Monday, October 27, 2008

US case against Omar Khadr falling apart

Alternet describes how the U.S. government's sham case against Omar Khadr is deservedly falling apart.

Following the outspoken resignation of former prosecutor Lt. Col. Darrel Vandeveld and the Pentagon's desperate decision to drop charges against five prisoners to prevent Vandeveld from testifying for the defense, the latest news to rock the Commissions is that the trial of Omar Khadr -- a supposedly flagship case, along with that of the Yemeni Salim Hamdan, who received a surprisingly light sentence after a trial this summer -- has been delayed until after the administration leaves office.

This is a bitter blow for the government, which has been pushing to prosecute Khadr for war crimes since 2005. Its first attempt failed, when the Supreme Court ruled that the whole enterprise was illegal, but after the Commissions were bandaged up by Congress and resumed their ghoulish existence in 2007, Khadr was once more put forward for trial.

This was in spite of the fact that his tenacious lawyers -- both military and civilian -- have questioned the very basis of the "war crimes" charges (which essentially transform combatants in war into "terrorists"), and have unearthed evidence (despite systemic obstruction) that Khadr may not have been responsible for the main crime for which he is charged (throwing a grenade that killed a U.S. soldier). Focusing on the fact that Khadr was just 15 years old when he was seized in July 2002, they have also persistently pointed out the cruel folly, injustice and illegality of prosecuting a juvenile for war crimes, when the UN Convention on the rights of children in wartime, to which the U.S. is a signatory, requires juveniles -- those under the age of 18 when the alleged crime took place -- to be rehabilitated rather than punished.

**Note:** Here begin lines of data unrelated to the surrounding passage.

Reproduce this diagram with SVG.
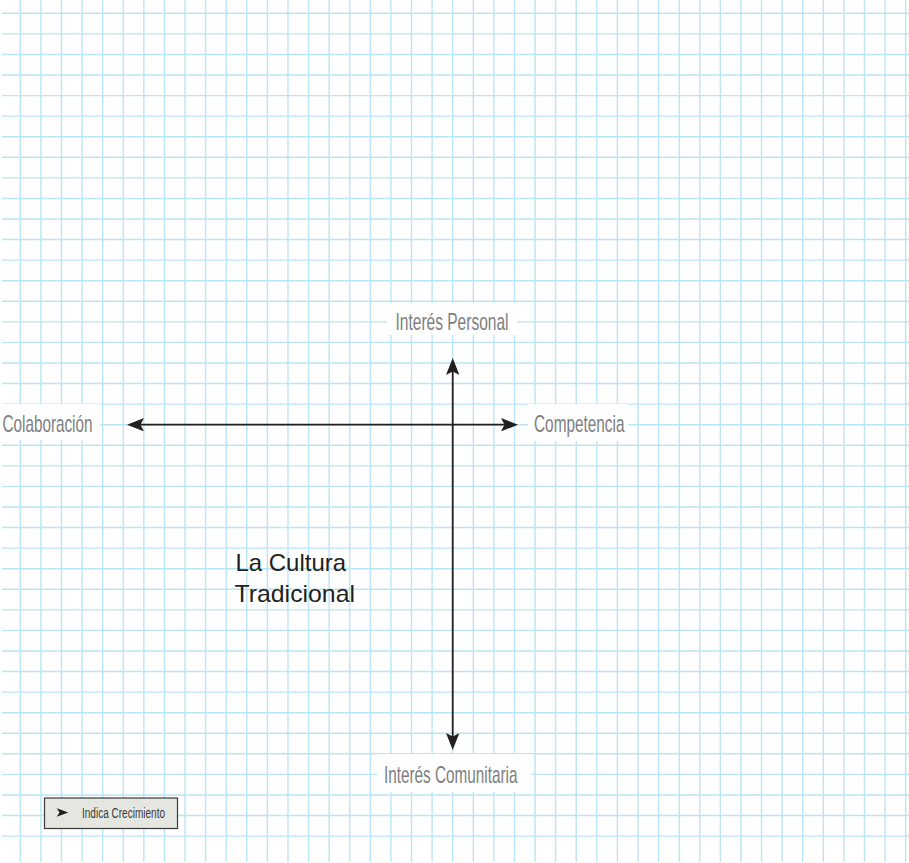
<svg xmlns="http://www.w3.org/2000/svg" width="909" height="863" viewBox="0 0 909 863">
  <style>
    .grid { fill: none; stroke: #bbe4f7; stroke-width: 1.4; }
    .knock { fill: #ffffff; }
    .axis { fill: none; stroke: #231f20; stroke-width: 1.8; }
    .pole { font-family: "Liberation Sans", Arial, sans-serif; font-size: 24px; fill: #7d7e81; }
    .title { font-family: "Liberation Sans", Arial, sans-serif; font-size: 24px; fill: #231f20; }
    .key-box { fill: #e6e6e1; stroke: #3a3a3a; stroke-width: 1.2; }
    .key-text { font-family: "Liberation Sans", Arial, sans-serif; font-size: 14px; fill: #3a3a3a; }
  </style>
  <defs>
    <marker id="head" viewBox="0 0 17 13.4" refX="12" refY="6.7" markerWidth="17" markerHeight="13.4" markerUnits="userSpaceOnUse" orient="auto-start-reverse">
      <path d="M0 0 L17 6.7 L0 13.4 L3.5 6.7 Z" fill="#231f20"/>
    </marker>
  </defs>

  <rect width="909" height="863" fill="#ffffff"/>

  <!-- graph-paper grid: 44 columns, 41 rules -->
  <g id="grid">
    <path class="grid" d="M20.3 0 v862
      m20.59 -862 v862 m20.59 -862 v862 m20.59 -862 v862 m20.59 -862 v862 m20.59 -862 v862
      m20.59 -862 v862 m20.59 -862 v862 m20.59 -862 v862 m20.59 -862 v862 m20.59 -862 v862
      m20.59 -862 v862 m20.59 -862 v862 m20.59 -862 v862 m20.59 -862 v862 m20.59 -862 v862
      m20.59 -862 v862 m20.59 -862 v862 m20.59 -862 v862 m20.59 -862 v862 m20.59 -862 v862
      m20.59 -862 v862 m20.59 -862 v862 m20.59 -862 v862 m20.59 -862 v862 m20.59 -862 v862
      m20.59 -862 v862 m20.59 -862 v862 m20.59 -862 v862 m20.59 -862 v862 m20.59 -862 v862
      m20.59 -862 v862 m20.59 -862 v862 m20.59 -862 v862 m20.59 -862 v862 m20.59 -862 v862
      m20.59 -862 v862 m20.59 -862 v862 m20.59 -862 v862 m20.59 -862 v862 m20.59 -862 v862
      m20.59 -862 v862 m20.59 -862 v862 m20.59 -862 v862"/>
    <path class="grid" d="M2 13.3 h907
      m-907 20.57 h907 m-907 20.57 h907 m-907 20.57 h907 m-907 20.57 h907 m-907 20.57 h907
      m-907 20.57 h907 m-907 20.57 h907 m-907 20.57 h907 m-907 20.57 h907 m-907 20.57 h907
      m-907 20.57 h907 m-907 20.57 h907 m-907 20.57 h907 m-907 20.57 h907 m-907 20.57 h907
      m-907 20.57 h907 m-907 20.57 h907 m-907 20.57 h907 m-907 20.57 h907 m-907 20.57 h907
      m-907 20.57 h907 m-907 20.57 h907 m-907 20.57 h907 m-907 20.57 h907 m-907 20.57 h907
      m-907 20.57 h907 m-907 20.57 h907 m-907 20.57 h907 m-907 20.57 h907 m-907 20.57 h907
      m-907 20.57 h907 m-907 20.57 h907 m-907 20.57 h907 m-907 20.57 h907 m-907 20.57 h907
      m-907 20.57 h907 m-907 20.57 h907 m-907 20.57 h907 m-907 20.57 h907 m-907 20.57 h907"/>
  </g>

  <!-- axes -->
  <g id="connectors">
    <line class="axis" x1="452.7" y1="363" x2="452.7" y2="745" marker-start="url(#head)" marker-end="url(#head)"/>
    <line class="axis" x1="132" y1="424.7" x2="513" y2="424.7" marker-start="url(#head)" marker-end="url(#head)"/>
  </g>

  <!-- pole labels -->
  <g id="interes-personal">
    <rect class="knock" x="387" y="303" width="130" height="32"/>
    <text class="pole" x="395.5" y="330" textLength="113" lengthAdjust="spacingAndGlyphs">Interés Personal</text>
  </g>
  <g id="colaboracion">
    <rect class="knock" x="0" y="404" width="100" height="36"/>
    <text class="pole" x="2.5" y="431.7" textLength="90" lengthAdjust="spacingAndGlyphs">Colaboración</text>
  </g>
  <g id="competencia">
    <rect class="knock" x="528" y="404" width="100" height="37"/>
    <text class="pole" x="534" y="431.7" textLength="90.5" lengthAdjust="spacingAndGlyphs">Competencia</text>
  </g>
  <g id="interes-comunitaria">
    <rect class="knock" x="377" y="754" width="154" height="38"/>
    <text class="pole" x="384" y="783.3" textLength="133.5" lengthAdjust="spacingAndGlyphs">Interés Comunitaria</text>
  </g>

  <!-- quadrant title -->
  <g id="cultura-tradicional">
    <text class="title" x="235.5" y="570.7" textLength="110.5" lengthAdjust="spacingAndGlyphs">La Cultura</text>
    <text class="title" x="234.5" y="601.7" textLength="120.5" lengthAdjust="spacingAndGlyphs">Tradicional</text>
  </g>

  <!-- key -->
  <g id="key">
    <rect class="key-box" x="44.5" y="798" width="133" height="30.5"/>
    <path d="M56.7 808.3 L68.3 812.5 L56.7 816.7 L59.5 812.5 Z" fill="#231f20"/>
    <text class="key-text" x="82" y="817.7" textLength="83" lengthAdjust="spacingAndGlyphs">Indica Crecimiento</text>
  </g>
</svg>
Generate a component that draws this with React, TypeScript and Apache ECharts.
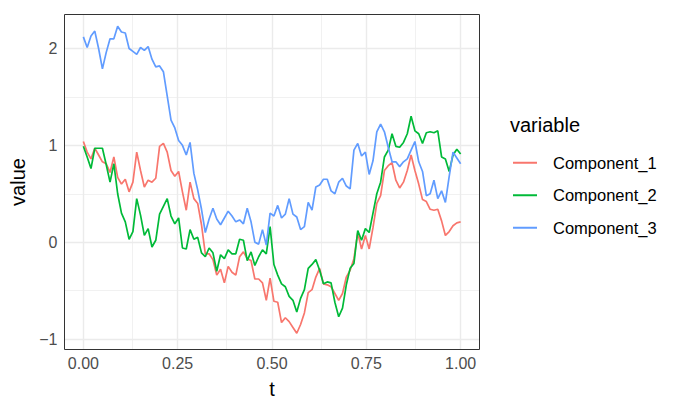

Last week, in pre-trial hearings, they reprised some of these arguments, and also sought access to seven interrogators, from various intelligence agencies, who, they insist, extracted coerced confessions from Khadr, who was severely wounded, while he was detained in the U.S. prison at Bagram airbase in Afghanistan, before his transfer to Guantánamo. According to the lawyers, the information extracted from Khadr under duress was then used as the basis for interrogations at Guantánamo using more "sterile" and "benign" techniques, in much the same way that the administration has attempted to cover up its torture of Khalid Sheikh Mohammed and other "high-value detainees" in secret CIA custody by using "clean teams" of FBI agents to extract new confessions in Guantánamo.